AARGH!
I keep making it all go away!
I'm trying to post about some observations that I made tonight that I think might help me start understanding these road bikes some, so I can start figuring out what I'm looking for when it's time to pick mine... I keep pressing something on my laptop's keyboard that makes it all disappear!
DH has caught me surfing the LBS site tonight -- he would probably say it's karma, since he keeps telling me quit looking at those road bikes!
I told him I'm studying geometry. In reality, I don't think I'm ready for the numbers yet, just the pictures.
Anyway, I saw something for the first time tonight, and maybe it's starting to make some sense: with ten pix per page of the bikes, I was able to see that indeed, frames have different shapes, and parts attach to the frames differently.

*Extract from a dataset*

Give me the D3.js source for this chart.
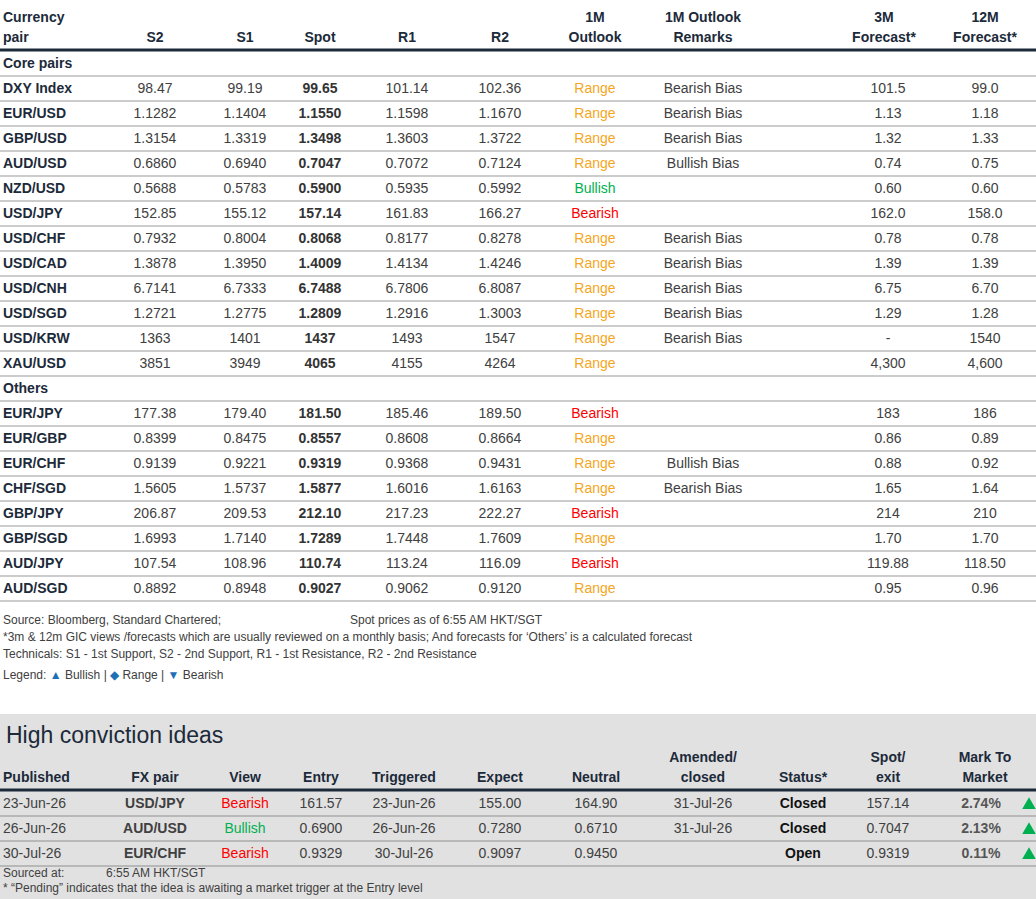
<!DOCTYPE html>
<html><head><meta charset="utf-8">
<script src="https://cdn.jsdelivr.net/npm/d3@7"></script>
<style>body{margin:0;background:#fff}svg text{font-family:"Liberation Sans",Arial,sans-serif}</style>
</head><body><div id="chart"></div>
<script>
// data
var corePairs = ['DXY Index','EUR/USD','GBP/USD','AUD/USD','NZD/USD','USD/JPY','USD/CHF','USD/CAD','USD/CNH','USD/SGD','USD/KRW','XAU/USD'];
var coreS2 = ['98.47','1.1282','1.3154','0.6860','0.5688','152.85','0.7932','1.3878','6.7141','1.2721','1363','3851'];
var coreS1 = ['99.19','1.1404','1.3319','0.6940','0.5783','155.12','0.8004','1.3950','6.7333','1.2775','1401','3949'];
var coreSpot = ['99.65','1.1550','1.3498','0.7047','0.5900','157.14','0.8068','1.4009','6.7488','1.2809','1437','4065'];
var coreR1 = ['101.14','1.1598','1.3603','0.7072','0.5935','161.83','0.8177','1.4134','6.7806','1.2916','1493','4155'];
var coreR2 = ['102.36','1.1670','1.3722','0.7124','0.5992','166.27','0.8278','1.4246','6.8087','1.3003','1547','4264'];
var coreOutlook = ['Range','Range','Range','Range','Bullish','Bearish','Range','Range','Range','Range','Range','Range'];
var coreRemarks = ['Bearish Bias','Bearish Bias','Bearish Bias','Bullish Bias','','','Bearish Bias','Bearish Bias','Bearish Bias','Bearish Bias','Bearish Bias',''];
var core3M = ['101.5','1.13','1.32','0.74','0.60','162.0','0.78','1.39','6.75','1.29','-','4,300'];
var core12M = ['99.0','1.18','1.33','0.75','0.60','158.0','0.78','1.39','6.70','1.28','1540','4,600'];

var otherPairs = ['EUR/JPY','EUR/GBP','EUR/CHF','CHF/SGD','GBP/JPY','GBP/SGD','AUD/JPY','AUD/SGD'];
var otherS2 = ['177.38','0.8399','0.9139','1.5605','206.87','1.6993','107.54','0.8892'];
var otherS1 = ['179.40','0.8475','0.9221','1.5737','209.53','1.7140','108.96','0.8948'];
var otherSpot = ['181.50','0.8557','0.9319','1.5877','212.10','1.7289','110.74','0.9027'];
var otherR1 = ['185.46','0.8608','0.9368','1.6016','217.23','1.7448','113.24','0.9062'];
var otherR2 = ['189.50','0.8664','0.9431','1.6163','222.27','1.7609','116.09','0.9120'];
var otherOutlook = ['Bearish','Range','Range','Range','Bearish','Range','Bearish','Range'];
var otherRemarks = ['','','Bullish Bias','Bearish Bias','','','',''];
var other3M = ['183','0.86','0.88','1.65','214','1.70','119.88','0.95'];
var other12M = ['186','0.89','0.92','1.64','210','1.70','118.50','0.96'];

var ideaPublished = ['23-Jun-26','26-Jun-26','30-Jul-26'];
var ideaPair = ['USD/JPY','AUD/USD','EUR/CHF'];
var ideaView = ['Bearish','Bullish','Bearish'];
var ideaEntry = ['161.57','0.6900','0.9329'];
var ideaTriggered = ['23-Jun-26','26-Jun-26','30-Jul-26'];
var ideaExpect = ['155.00','0.7280','0.9097'];
var ideaNeutral = ['164.90','0.6710','0.9450'];
var ideaAmended = ['31-Jul-26','31-Jul-26',''];
var ideaStatus = ['Closed','Closed','Open'];
var ideaSpot = ['157.14','0.7047','0.9319'];
var ideaMtm = ['2.74%','2.13%','0.11%'];

var W = 1036, H = 899;
var svg = d3.select('#chart').append('svg').attr('width', W).attr('height', H);
var navy = '#1c2a3a', grey = '#404040';
var outlookColor = {Range: '#f5a623', Bullish: '#00b050', Bearish: '#ff0000'};

// top table header
var cols = [155, 245, 320, 407, 500, 595, 703, 888, 985];
function hdr(x, y, t, anchor) {
    svg.append('text').attr('x', x).attr('y', y).attr('text-anchor', anchor || 'middle')
        .attr('font-size', 14).attr('font-weight', 'bold').attr('fill', navy).text(t);
}
hdr(3, 22, 'Currency', 'start'); hdr(3, 42, 'pair', 'start');
['S2','S1','Spot','R1','R2'].forEach((t, i) => hdr(cols[i], 42, t));
hdr(cols[5], 22, '1M'); hdr(cols[5], 42, 'Outlook');
hdr(cols[6], 22, '1M Outlook'); hdr(cols[6], 42, 'Remarks');
hdr(cols[7] - 4, 22, '3M'); hdr(cols[7] - 4, 42, 'Forecast*');
hdr(cols[8], 22, '12M'); hdr(cols[8], 42, 'Forecast*');
svg.append('line').attr('x1', 0).attr('x2', W).attr('y1', 50).attr('y2', 50).attr('stroke', navy).attr('stroke-width', 3);

var y = d3.scaleLinear().domain([0, 1]).range([0, 25]); // row scale
function section(title, y0, pairs, s2, s1, spot, r1, r2, out, rem, f3, f12) {
    hdr(3, y0 + 5, title, 'start');
    svg.append('line').attr('x1', 0).attr('x2', W).attr('y1', y0 + 13).attr('y2', y0 + 13).attr('stroke', '#bbb').attr('stroke-width', 1.5);
    pairs.forEach(function(p, i) {
        var cy = y0 + y(i + 1) + 5;
        hdr(3, cy, p, 'start');
        [s2[i], s1[i], spot[i], r1[i], r2[i]].forEach(function(v, j) {
            svg.append('text').attr('x', cols[j]).attr('y', cy).attr('text-anchor', 'middle')
                .attr('font-size', 14).attr('font-weight', j == 2 ? 'bold' : 'normal')
                .attr('fill', j == 2 ? '#333' : grey).text(v);
        });
        svg.append('text').attr('x', cols[5]).attr('y', cy).attr('text-anchor', 'middle').attr('font-size', 14)
            .attr('fill', outlookColor[out[i]]).text(out[i]);
        svg.append('text').attr('x', cols[6]).attr('y', cy).attr('text-anchor', 'middle').attr('font-size', 14)
            .attr('fill', grey).text(rem[i]);
        svg.append('text').attr('x', cols[7]).attr('y', cy).attr('text-anchor', 'middle').attr('font-size', 14)
            .attr('fill', grey).text(f3[i]);
        svg.append('text').attr('x', cols[8]).attr('y', cy).attr('text-anchor', 'middle').attr('font-size', 14)
            .attr('fill', grey).text(f12[i]);
        svg.append('line').attr('x1', 0).attr('x2', W).attr('y1', cy + 8).attr('y2', cy + 8)
            .attr('stroke', '#bbb').attr('stroke-width', 1.5);
    });
}
section('Core pairs', 63, corePairs, coreS2, coreS1, coreSpot, coreR1, coreR2, coreOutlook, coreRemarks, core3M, core12M);
section('Others', 388, otherPairs, otherS2, otherS1, otherSpot, otherR1, otherR2, otherOutlook, otherRemarks, other3M, other12M);

// footnotes
function note(x, yy, t, fill) {
    return svg.append('text').attr('x', x).attr('y', yy).attr('font-size', 12).attr('fill', fill || grey).text(t);
}
note(3, 624, 'Source: Bloomberg, Standard Chartered;');
note(350, 624, 'Spot prices as of 6:55 AM HKT/SGT');
note(3, 641, "*3m & 12m GIC views /forecasts which are usually reviewed on a monthly basis; And forecasts for \u2018Others\u2019 is a calculated forecast");
note(3, 658, 'Technicals: S1 - 1st Support, S2 - 2nd Support, R1 - 1st Resistance, R2 - 2nd Resistance');
var lg = note(3, 679, 'Legend: ');
lg.append('tspan').attr('fill', '#1f6fb5').text('\u25B2');
lg.append('tspan').text(' Bullish  | ');
lg.append('tspan').attr('fill', '#1f6fb5').text('\u25C6');
lg.append('tspan').text(' Range | ');
lg.append('tspan').attr('fill', '#1f6fb5').text('\u25BC');
lg.append('tspan').text(' Bearish');

// high conviction ideas
svg.append('rect').attr('x', 0).attr('y', 714).attr('width', W).attr('height', H - 714).attr('fill', '#e1e1e1');
svg.append('text').attr('x', 6).attr('y', 743).attr('font-size', 23).attr('fill', navy).text('High conviction ideas');
var ic = [3, 155, 245, 321, 404, 500, 596, 703, 803, 888, 985];
hdr(3, 782, 'Published', 'start');
['FX pair','View','Entry','Triggered','Expect','Neutral'].forEach((t, i) => hdr(ic[i + 1], 782, t));
hdr(ic[7], 762, 'Amended/'); hdr(ic[7], 782, 'closed');
hdr(ic[8], 782, 'Status*');
hdr(ic[9], 762, 'Spot/'); hdr(ic[9], 782, 'exit');
hdr(ic[10], 762, 'Mark To'); hdr(ic[10], 782, 'Market');
svg.append('line').attr('x1', 0).attr('x2', W).attr('y1', 790).attr('y2', 790).attr('stroke', navy).attr('stroke-width', 3);
var ry = d3.scaleLinear().domain([0, 1]).range([808, 833]);
ideaPublished.forEach(function(p, i) {
    var cy = ry(i);
    function t(x, v, o) {
        svg.append('text').attr('x', x).attr('y', cy).attr('text-anchor', (o && o.a) || 'middle')
            .attr('font-size', 14).attr('font-weight', (o && o.b) ? 'bold' : 'normal')
            .attr('fill', (o && o.c) || grey).text(v);
    }
    t(3, p, {a: 'start'});
    t(ic[1], ideaPair[i], {b: 1});
    t(ic[2], ideaView[i], {c: outlookColor[ideaView[i]]});
    t(ic[3], ideaEntry[i]);
    t(ic[4], ideaTriggered[i]);
    t(ic[5], ideaExpect[i]);
    t(ic[6], ideaNeutral[i]);
    t(ic[7], ideaAmended[i]);
    t(ic[8], ideaStatus[i], {b: 1, c: '#111'});
    t(ic[9], ideaSpot[i]);
    t(ic[10] - 4, ideaMtm[i], {b: 1, c: '#555'});
    svg.append('path').attr('d', d3.symbol(d3.symbolTriangle, 80)())
        .attr('transform', `translate(1029,${cy - 3})`).attr('fill', '#00b050');
    svg.append('line').attr('x1', 0).attr('x2', W).attr('y1', cy + 8).attr('y2', cy + 8)
        .attr('stroke', '#aaa').attr('stroke-width', 1.5);
});
note(3, 877, 'Sourced at:');
note(106, 877, '6:55 AM HKT/SGT');
note(3, 892, '* \u201cPending\u201d indicates that the idea is awaiting a market trigger at the Entry level');
</script></body></html>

Since someone has been drooling over the Ruby Comp today, I went to the LBS site and started looking through their Specialized "catalog."
My first observations were how much more like a moutain bike my Expedition is than like a road bike. And there were some observations about mountain frames too, but I'm not interested in another one of those -- don't like single track. The occasional fire road MAYBE, as long as it doesn't go up or down hill!
I have been looking at Ruby, Sequoia, and Sirrus for half an hour or so now. Differences I've seen -- the SEquoia's top tube seems to slope more than the other two. Sequoia also has a very upwardly angled stem (the thing that the handlebar attaches to, right?) where the other two have pretty flat stems. Sequoia and Sirrus talk about their relaxed, upright riding position, but I'm not sure how they are related? Except maybe that Sirrus has the flat handlebar so you don't do drops? Hmmm, looking carefully, maybe Sequoia and Sirrus forks angle out farther toward the front than Ruby's? Wandering to other parts of the catalog, Dolce looks an awful lot like Ruby to me. So do the other models.
I think the bit more upright position that Sequoia and Sirrus are supposed to offer is probably a good thing for me, but I don't understand exactly what it is about them that makes them upright? I'd think it's related to the stem-thingie, but they don't match on the two bikes. If the big thing to make a bike more upright IS the stem, then can the Dolce and Ruby be made to be upright if I wanted them to be that way?
Not that I've got my heart set on Specialized, it was just easier to look at a few different models of one brand and see some differences...
So, did any of this make sense, or is it just a tired sewing teacher rambling uncoherently after a long day of teaching retired sewists how to use their computers to create embroidery designs to make into quilt squares?